Traffic arbitrage . . . involves purchasing advertising on one platform with the goal of acquiring traffic, and then monetizing that traffic through display advertising on the landing page visitors are being directed to.

To generate money, the ads on the target web page need to earn more than the advertiser is paying to direct visitors to that web page.

The clickbaity “listicles” often seen in advertisements on the bottom of articles are examples of content arbitrage in this fashion.

Three examples of ads “content arbitrage” ads.


In this strategy, a digital marketing outfit would purchase clicks from a traffic source like Revcontent or Taboola.

Then, they would send the person who clicked the ad to a listicle-style “slideshow” page filled with ads.

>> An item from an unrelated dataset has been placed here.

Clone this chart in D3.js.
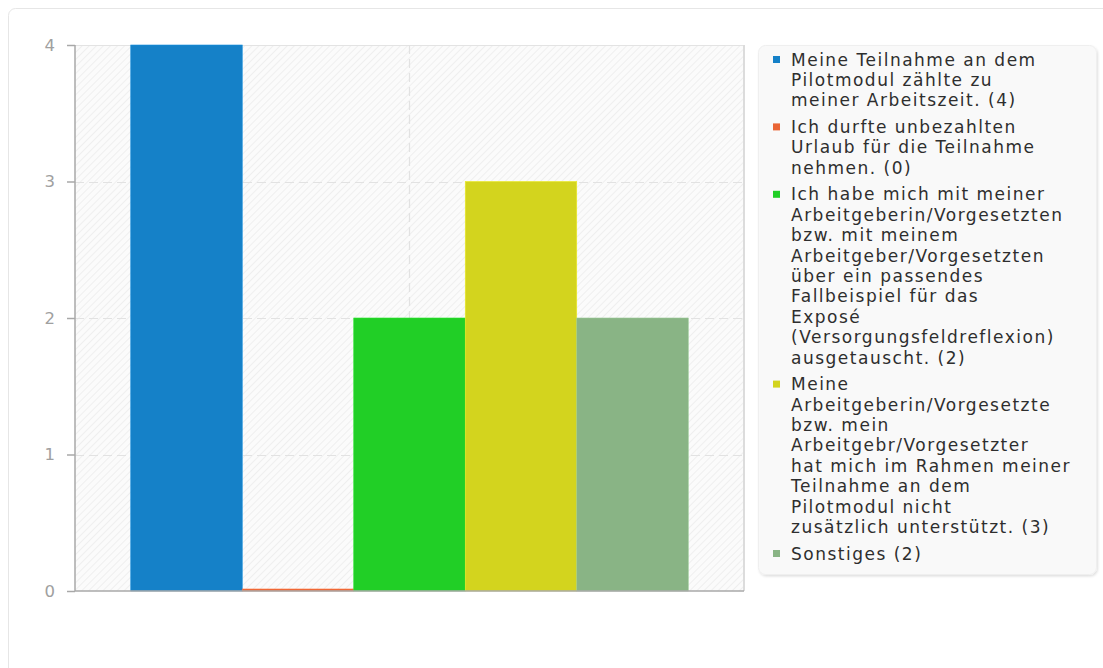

Every slide the person goes through earns the digital marketing outfit more money from the ads on the pages of the slideshow.

Typically, there is a “break even point” near the front or middle of the slideshow, and if the person viewing it leaves before making it to that “break even point” the digital marketing outfit would not make a profit (because the person had not viewed enough ads), and if the person makes it past that point the digital marketing outfit would earn a profit.

In this way, the more pages the visitor reads within the slideshow “listicle”, the more money the digital marketing outfit makes.

This is what is usually meant when someone refers to “content arbitrage” in relation to paid traffic strategies in digital marketing.